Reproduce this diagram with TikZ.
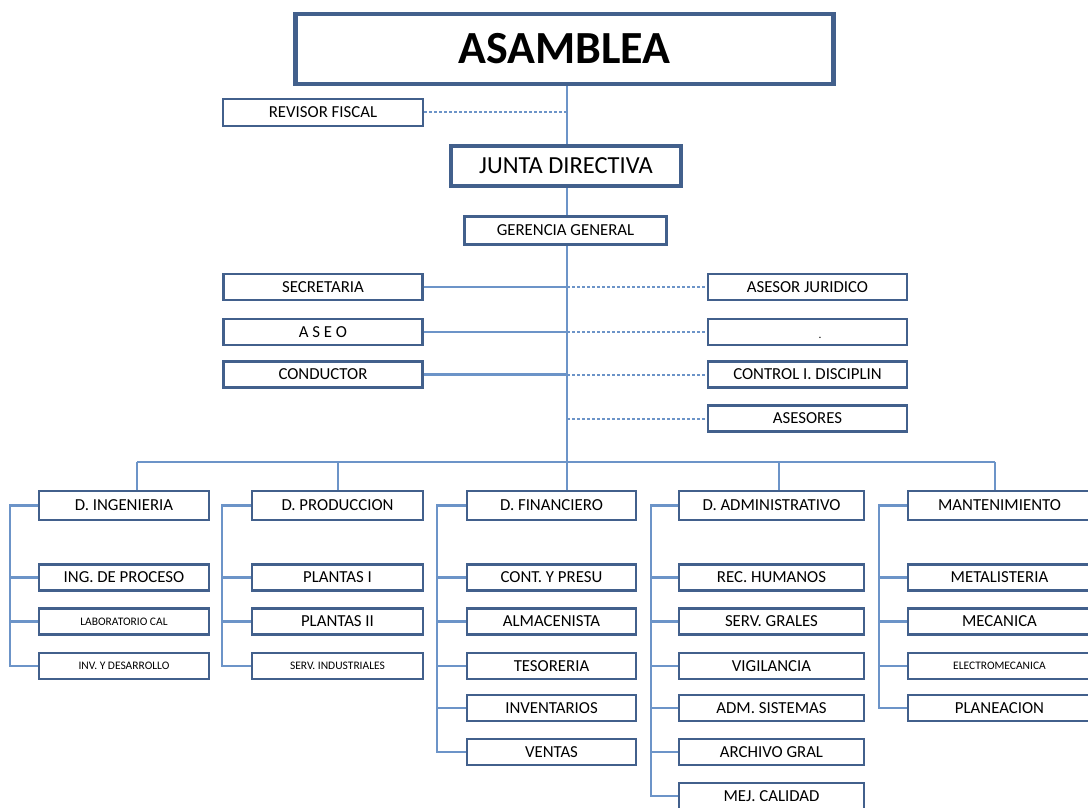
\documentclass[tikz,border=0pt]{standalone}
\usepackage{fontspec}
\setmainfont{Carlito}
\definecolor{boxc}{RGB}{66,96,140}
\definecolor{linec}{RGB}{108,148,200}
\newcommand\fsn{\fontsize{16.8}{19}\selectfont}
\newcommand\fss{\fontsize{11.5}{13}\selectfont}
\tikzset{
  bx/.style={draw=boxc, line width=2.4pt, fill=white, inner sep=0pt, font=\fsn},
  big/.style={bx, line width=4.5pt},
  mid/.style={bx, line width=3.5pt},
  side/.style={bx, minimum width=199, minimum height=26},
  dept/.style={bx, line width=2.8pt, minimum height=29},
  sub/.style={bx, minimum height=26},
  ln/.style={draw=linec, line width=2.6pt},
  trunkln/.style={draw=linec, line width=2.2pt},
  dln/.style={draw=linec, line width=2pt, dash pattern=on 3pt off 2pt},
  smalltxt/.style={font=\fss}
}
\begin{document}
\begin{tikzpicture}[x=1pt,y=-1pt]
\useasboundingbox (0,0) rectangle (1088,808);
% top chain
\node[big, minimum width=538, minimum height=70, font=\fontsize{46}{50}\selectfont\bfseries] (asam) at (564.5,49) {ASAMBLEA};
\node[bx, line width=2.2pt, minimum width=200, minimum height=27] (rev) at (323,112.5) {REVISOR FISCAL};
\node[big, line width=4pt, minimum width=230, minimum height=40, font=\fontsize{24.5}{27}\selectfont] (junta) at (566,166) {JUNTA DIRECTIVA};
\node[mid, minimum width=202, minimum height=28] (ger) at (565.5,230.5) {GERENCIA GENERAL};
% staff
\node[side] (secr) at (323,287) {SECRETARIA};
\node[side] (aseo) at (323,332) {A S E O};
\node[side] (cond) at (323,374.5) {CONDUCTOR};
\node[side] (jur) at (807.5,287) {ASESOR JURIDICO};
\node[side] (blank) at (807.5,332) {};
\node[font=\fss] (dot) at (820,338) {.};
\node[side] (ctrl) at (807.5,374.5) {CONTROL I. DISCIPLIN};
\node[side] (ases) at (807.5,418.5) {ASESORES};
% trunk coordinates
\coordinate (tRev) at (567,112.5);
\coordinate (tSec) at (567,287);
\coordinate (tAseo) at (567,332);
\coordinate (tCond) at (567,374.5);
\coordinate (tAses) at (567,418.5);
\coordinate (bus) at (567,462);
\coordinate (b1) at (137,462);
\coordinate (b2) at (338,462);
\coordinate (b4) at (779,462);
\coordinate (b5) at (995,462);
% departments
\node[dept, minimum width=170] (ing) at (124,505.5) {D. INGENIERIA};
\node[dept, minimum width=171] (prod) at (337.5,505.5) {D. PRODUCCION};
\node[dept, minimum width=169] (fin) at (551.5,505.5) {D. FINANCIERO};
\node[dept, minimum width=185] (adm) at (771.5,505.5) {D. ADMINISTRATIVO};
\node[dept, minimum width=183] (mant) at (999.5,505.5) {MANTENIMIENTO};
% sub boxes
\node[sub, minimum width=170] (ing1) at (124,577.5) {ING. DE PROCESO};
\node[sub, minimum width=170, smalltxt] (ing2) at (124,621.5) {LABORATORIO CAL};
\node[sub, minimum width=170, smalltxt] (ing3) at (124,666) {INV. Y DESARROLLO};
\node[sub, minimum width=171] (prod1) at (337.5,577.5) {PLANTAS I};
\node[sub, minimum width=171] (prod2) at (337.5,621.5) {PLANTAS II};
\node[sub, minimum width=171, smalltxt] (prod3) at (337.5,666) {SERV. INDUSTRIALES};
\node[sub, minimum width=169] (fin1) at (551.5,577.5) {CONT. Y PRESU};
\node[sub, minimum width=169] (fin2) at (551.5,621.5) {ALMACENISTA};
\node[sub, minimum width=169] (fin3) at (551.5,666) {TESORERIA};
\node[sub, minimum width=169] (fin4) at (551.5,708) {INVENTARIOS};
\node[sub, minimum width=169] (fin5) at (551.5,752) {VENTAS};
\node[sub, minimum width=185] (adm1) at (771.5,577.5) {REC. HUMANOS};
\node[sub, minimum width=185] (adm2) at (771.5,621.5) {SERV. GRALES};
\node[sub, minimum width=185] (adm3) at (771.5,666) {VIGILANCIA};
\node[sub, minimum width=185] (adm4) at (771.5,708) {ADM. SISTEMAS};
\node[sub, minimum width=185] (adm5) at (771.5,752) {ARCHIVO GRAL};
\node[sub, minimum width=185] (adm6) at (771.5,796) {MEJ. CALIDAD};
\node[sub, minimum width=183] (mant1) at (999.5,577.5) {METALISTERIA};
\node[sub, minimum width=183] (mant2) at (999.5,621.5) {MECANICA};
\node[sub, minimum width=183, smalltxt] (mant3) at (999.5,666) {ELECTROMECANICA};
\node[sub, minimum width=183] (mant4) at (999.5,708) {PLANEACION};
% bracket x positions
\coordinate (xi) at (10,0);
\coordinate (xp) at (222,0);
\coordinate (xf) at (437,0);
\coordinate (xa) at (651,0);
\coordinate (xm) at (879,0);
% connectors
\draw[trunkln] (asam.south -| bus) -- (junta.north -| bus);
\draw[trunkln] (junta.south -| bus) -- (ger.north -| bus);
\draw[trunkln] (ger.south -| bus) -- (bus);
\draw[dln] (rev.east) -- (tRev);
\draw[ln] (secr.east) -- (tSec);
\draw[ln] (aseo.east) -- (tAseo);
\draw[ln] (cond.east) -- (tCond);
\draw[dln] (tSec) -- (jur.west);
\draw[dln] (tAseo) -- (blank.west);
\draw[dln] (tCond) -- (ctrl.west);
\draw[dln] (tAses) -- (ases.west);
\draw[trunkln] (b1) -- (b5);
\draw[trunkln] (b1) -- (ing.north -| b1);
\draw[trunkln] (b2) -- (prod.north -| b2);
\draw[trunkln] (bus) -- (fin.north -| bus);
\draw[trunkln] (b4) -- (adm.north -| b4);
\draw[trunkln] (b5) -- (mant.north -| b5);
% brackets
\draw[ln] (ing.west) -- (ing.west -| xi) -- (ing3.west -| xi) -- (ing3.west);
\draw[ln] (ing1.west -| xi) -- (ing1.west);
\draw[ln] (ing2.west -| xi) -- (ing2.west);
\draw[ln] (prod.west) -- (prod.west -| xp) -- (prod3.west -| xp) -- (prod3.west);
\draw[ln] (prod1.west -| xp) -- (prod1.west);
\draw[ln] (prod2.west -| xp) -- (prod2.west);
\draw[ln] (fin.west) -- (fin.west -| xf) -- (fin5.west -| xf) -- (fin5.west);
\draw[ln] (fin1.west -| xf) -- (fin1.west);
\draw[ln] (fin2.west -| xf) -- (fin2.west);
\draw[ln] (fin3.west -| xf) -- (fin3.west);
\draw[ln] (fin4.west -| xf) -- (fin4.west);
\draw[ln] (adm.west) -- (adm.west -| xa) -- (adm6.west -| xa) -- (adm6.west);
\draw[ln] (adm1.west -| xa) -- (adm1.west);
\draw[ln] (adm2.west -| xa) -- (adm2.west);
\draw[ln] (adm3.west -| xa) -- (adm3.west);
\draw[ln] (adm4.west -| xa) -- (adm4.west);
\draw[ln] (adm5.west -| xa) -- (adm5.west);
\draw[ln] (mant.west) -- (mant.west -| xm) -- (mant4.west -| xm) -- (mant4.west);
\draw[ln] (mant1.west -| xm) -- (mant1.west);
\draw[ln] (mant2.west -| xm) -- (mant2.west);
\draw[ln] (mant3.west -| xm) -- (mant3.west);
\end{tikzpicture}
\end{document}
——
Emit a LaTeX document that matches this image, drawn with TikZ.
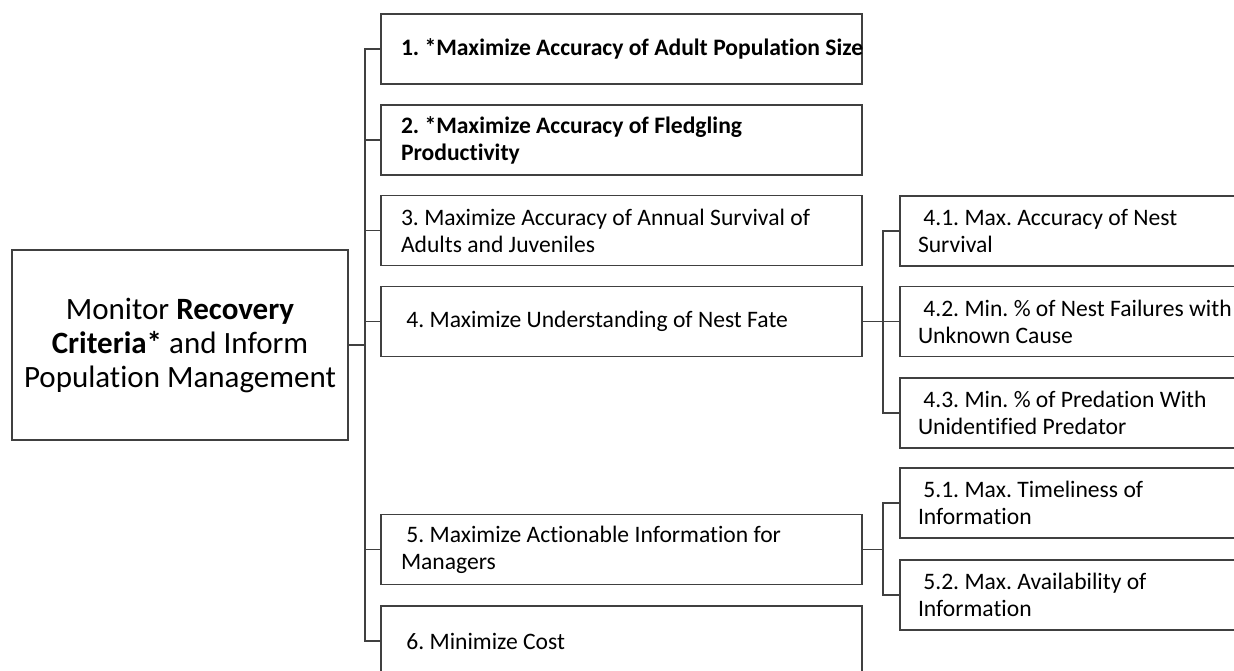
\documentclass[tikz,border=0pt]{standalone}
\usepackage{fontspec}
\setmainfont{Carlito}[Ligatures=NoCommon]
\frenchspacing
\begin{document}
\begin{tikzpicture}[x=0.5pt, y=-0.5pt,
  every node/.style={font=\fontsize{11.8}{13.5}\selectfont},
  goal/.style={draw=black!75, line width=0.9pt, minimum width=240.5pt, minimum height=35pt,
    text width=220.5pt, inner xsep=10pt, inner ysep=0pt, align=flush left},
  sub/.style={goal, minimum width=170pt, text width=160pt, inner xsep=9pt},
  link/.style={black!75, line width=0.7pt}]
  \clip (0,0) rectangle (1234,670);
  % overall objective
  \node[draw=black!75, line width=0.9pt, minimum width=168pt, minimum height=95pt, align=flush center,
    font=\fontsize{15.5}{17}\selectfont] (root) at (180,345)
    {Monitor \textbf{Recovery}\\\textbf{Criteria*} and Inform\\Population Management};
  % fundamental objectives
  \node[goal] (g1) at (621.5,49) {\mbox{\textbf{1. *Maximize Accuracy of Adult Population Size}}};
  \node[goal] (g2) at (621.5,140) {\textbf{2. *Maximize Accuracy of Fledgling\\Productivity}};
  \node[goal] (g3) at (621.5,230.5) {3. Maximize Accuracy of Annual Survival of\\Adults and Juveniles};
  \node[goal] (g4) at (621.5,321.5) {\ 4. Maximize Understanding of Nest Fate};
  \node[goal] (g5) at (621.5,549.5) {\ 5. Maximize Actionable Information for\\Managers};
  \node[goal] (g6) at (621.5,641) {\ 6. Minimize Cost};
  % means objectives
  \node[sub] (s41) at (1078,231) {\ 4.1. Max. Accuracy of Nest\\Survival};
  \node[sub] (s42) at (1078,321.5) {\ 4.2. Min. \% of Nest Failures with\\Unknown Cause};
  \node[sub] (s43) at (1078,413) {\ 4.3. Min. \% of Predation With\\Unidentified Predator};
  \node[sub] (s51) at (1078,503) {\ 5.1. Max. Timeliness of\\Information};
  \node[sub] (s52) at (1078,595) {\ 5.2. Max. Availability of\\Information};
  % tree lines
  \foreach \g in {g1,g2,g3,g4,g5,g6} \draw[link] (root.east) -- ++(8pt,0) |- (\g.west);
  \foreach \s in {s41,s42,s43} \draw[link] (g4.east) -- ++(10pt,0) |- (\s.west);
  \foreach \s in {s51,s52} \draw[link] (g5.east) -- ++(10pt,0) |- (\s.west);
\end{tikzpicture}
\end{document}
——
## What to work on
Copy every line of the listing that includes the string "this".

## The reply
Reproduce this diagram with TikZ.
Emit a LaTeX document that matches this image, drawn with TikZ.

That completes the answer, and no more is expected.